Look! Lori and Aleks made me look glamorous!! That is some bonafide miracle working right there, my friends.
On the afternoon of the shoot, I showed up to the Center City studio with a ridiculously huge bag of clothes and props in tow, plus one big dramatic fur coat and a smaller fox stole. I had a vague notion of the sequence I wanted to do ("you meet a lady in a hotel bar and she turns out to be not too nice" / "in this shoot I will be playing a giant bitch who is perpetually unimpressed with everybody, which is to say, I'll be myself"), but it was mostly just to keep myself on track and semi-focused while Lori and Aleks did all the real work.
Both of them were so warm and easygoing that I immediately felt like we'd been friends forever, which is a really crucial and underappreciated talent for boudoir teams. Think about it: these ladies make their living getting women -- most of whom they've never met before, and many of whom are probably at least a little bit nervous about stripping down and showing their stuff for posterity -- to relax and have fun in front of the camera. That's hard! That takes some special interpersonal skills!
Which Lori and Aleks have, in addition to being really awesome at photography and makeup, respectively.
I have had some not-so-great experiences with other makeup artists in the past. I once flew out to Colorado for a photoshoot that ended up being completely unusable because the stylist (who was, to be fair, a newbie just starting out) stuck me with orange foundation, blue eyeshadow, and curls stiffer than mattress springs. I still don't have any pictures from my formal wedding album because I never liked the makeup from that day, either.
Because of these prior experiences, I was a little gunshy with Aleks.
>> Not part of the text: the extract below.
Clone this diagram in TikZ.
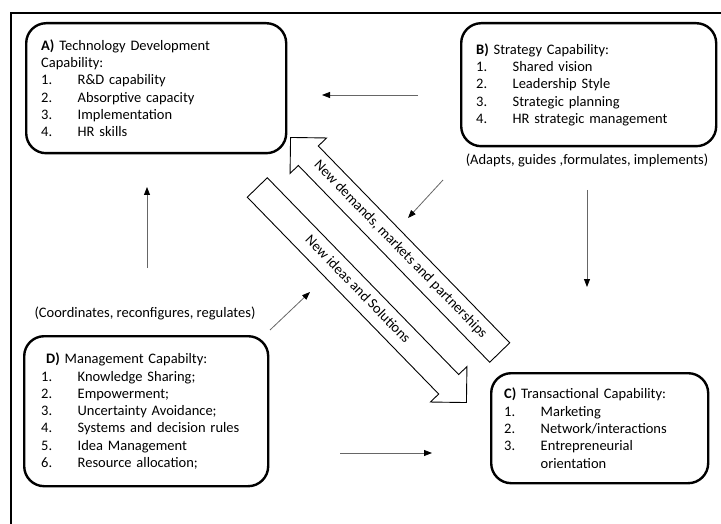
\documentclass[tikz,border=0pt]{standalone}
\usepackage{fontspec}
\setmainfont{Carlito}
\usetikzlibrary{shapes.arrows,arrows.meta}
\newcommand\itm[1]{\makebox[36.5pt][l]{#1}}
\begin{document}
\begin{tikzpicture}[x=1pt,y=-1pt,
  txt/.style={font=\fontsize{14.5}{17.3}\selectfont},
  capbox/.style={txt,draw,line width=2.4pt,rounded corners=20pt,inner xsep=15pt,inner ysep=0pt,align=left,anchor=north west},
  blockarrow/.style={txt,draw,line width=0.9pt,single arrow,single arrow tip angle=90,single arrow head extend=11.5pt,minimum height=300pt,text height=10pt,text depth=3.5pt,inner ysep=6.75pt,inner xsep=0pt,rotate=-45.8},
  thinarrow/.style={draw=black!60,line width=0.8pt,-{Triangle[length=8pt,width=6pt,color=black]}},
  lbl/.style={txt,inner sep=0pt}
]
\useasboundingbox (0,0) rectangle (721,524);
% outer frame (top and left edges visible)
\draw[line width=2.5pt] (11,524) -- (11,13) -- (721,13);

% boxes
\node[capbox,text width=230pt,minimum height=130pt] (A) at (25,22) {%
\textbf{A)} Technology Development\\
Capability:\\
\itm{1.}R\&D capability\\
\itm{2.}Absorptive capacity\\
\itm{3.}Implementation\\
\itm{4.}HR skills};

\node[capbox,text width=225pt,minimum height=123pt] (B) at (460,22) {%
\textbf{B)} Strategy Capability:\\
\itm{1.}Shared vision\\
\itm{2.}Leadership Style\\
\itm{3.}Strategic planning\\
\itm{4.}HR strategic management};

\node[capbox,inner xsep=17pt,text width=210pt,minimum height=150pt] (D) at (23,335) {%
\hspace*{5pt}\textbf{D)} Management Capabilty:\\
\itm{1.}Knowledge Sharing;\\
\itm{2.}Empowerment;\\
\itm{3.}Uncertainty Avoidance;\\
\itm{4.}Systems and decision rules\\
\itm{5.}Idea Management\\
\itm{6.}Resource allocation;};

\node[capbox,inner xsep=13pt,text width=191pt,minimum height=110pt] (C) at (490,372) {%
\textbf{C)} Transactional Capability:\\
\itm{1.}Marketing\\
\itm{2.}Network/interactions\\
\itm{3.}Entrepreneurial\\
\itm{}orientation};

% labels
\node[lbl] (adapts) at (587,160) {(Adapts, guides ,formulates, implements)};
\node[lbl] (coord) at (145,313) {(Coordinates, reconfigures, regulates)};

% block arrows
\node[blockarrow,shape border rotate=180] (up) at (400,250) {New demands, markets and partnerships};
\node[blockarrow] (down) at (357,290) {New ideas and Solutions};

% thin arrows
\coordinate (ba1) at (418,95);  \coordinate (ba2) at (322,95);
\coordinate (ad1) at (443,180); \coordinate (ad2) at (408,218);
\coordinate (bc1) at (587,190); \coordinate (bc2) at (587,287);
\coordinate (da1) at (147,268); \coordinate (da2) at (147,187);
\coordinate (co1) at (270,330); \coordinate (co2) at (310,292);
\coordinate (dc1) at (340,453); \coordinate (dc2) at (432,453);
\draw[thinarrow] (ba1) -- (ba2);
\draw[thinarrow] (ad1) -- (ad2);
\draw[thinarrow] (bc1) -- (bc2);
\draw[thinarrow] (da1) -- (da2);
\draw[thinarrow] (co1) -- (co2);
\draw[thinarrow] (dc1) -- (dc2);
\end{tikzpicture}
\end{document}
I shouldn't have been. That lady is a genius and master of her art, and although I was probably the worst kind of "augh oh no!" flinch-ful client while she was working on me, once she was through it was clear that I should have shut up and let her do her magic in peace. Because she did a great, great job. It was everything I'd hoped for and then some.
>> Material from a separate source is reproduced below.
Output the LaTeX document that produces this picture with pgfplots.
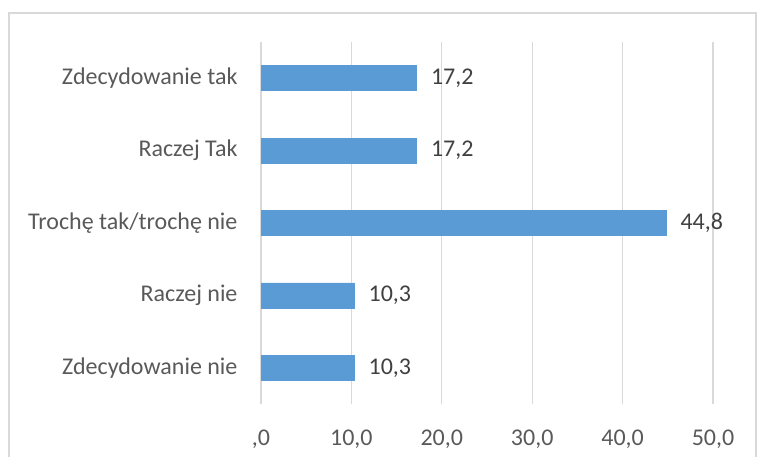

And then we took a bunch of pictures! and it was really fun! and I was never self-conscious even a little bit (how could I be, when they handled everything with such matter-of-fact ease?), and both Lori and Aleks were super attentive to detail throughout, catching every little glitch (smudged eyeliner, a bit of dirt on my foot) that might have threatened to make the pictures anything less than perfect.
The studio, by the way, is a fun little lesson in how selective framing and picture cropping can make a small and relatively empty space stand in for a number of sets. There's a lot of sleight-of-hand that goes on behind the scenes in how the furniture and backdrops are arranged. It's pretty neat to see in person.
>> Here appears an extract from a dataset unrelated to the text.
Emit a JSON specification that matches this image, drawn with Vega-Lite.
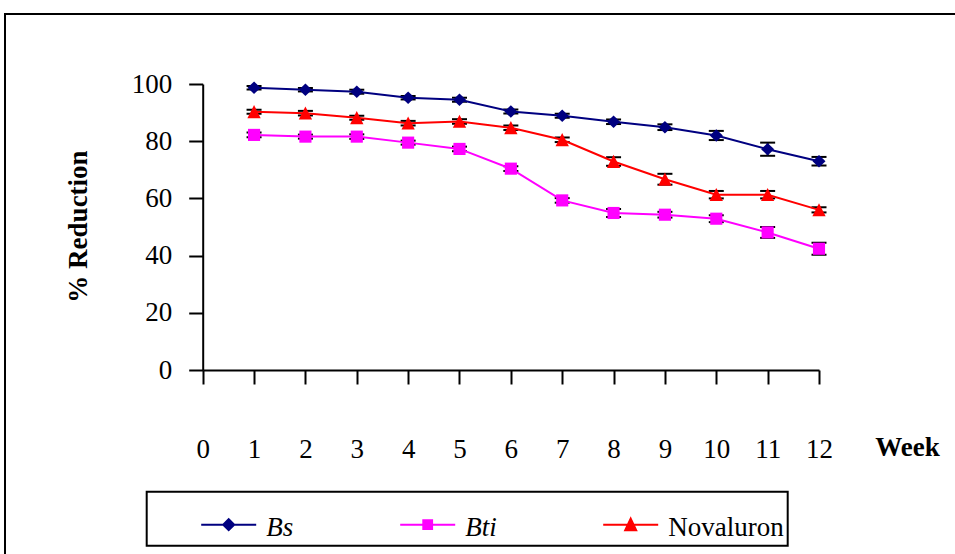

Lori helped me through some poses and made it very easy to fake being an Actual Model, and at the end of the day I got to look over the raw shots on her computer and pick out which ones I wanted.
The hardest part was narrowing it down to just a few (well, relatively a few). But that's okay. I can always go back and take some more, right?
From start to finish, including picture review and selection, the whole thing took about five hours. We shot two sets, each with its own outfit and mini-storyline. All of these are from the first set; I'll post a picture from the other one next time I get to talking about boudoir.
All told, it was a fabulous experience and I can't wait until I get to shoot with them again.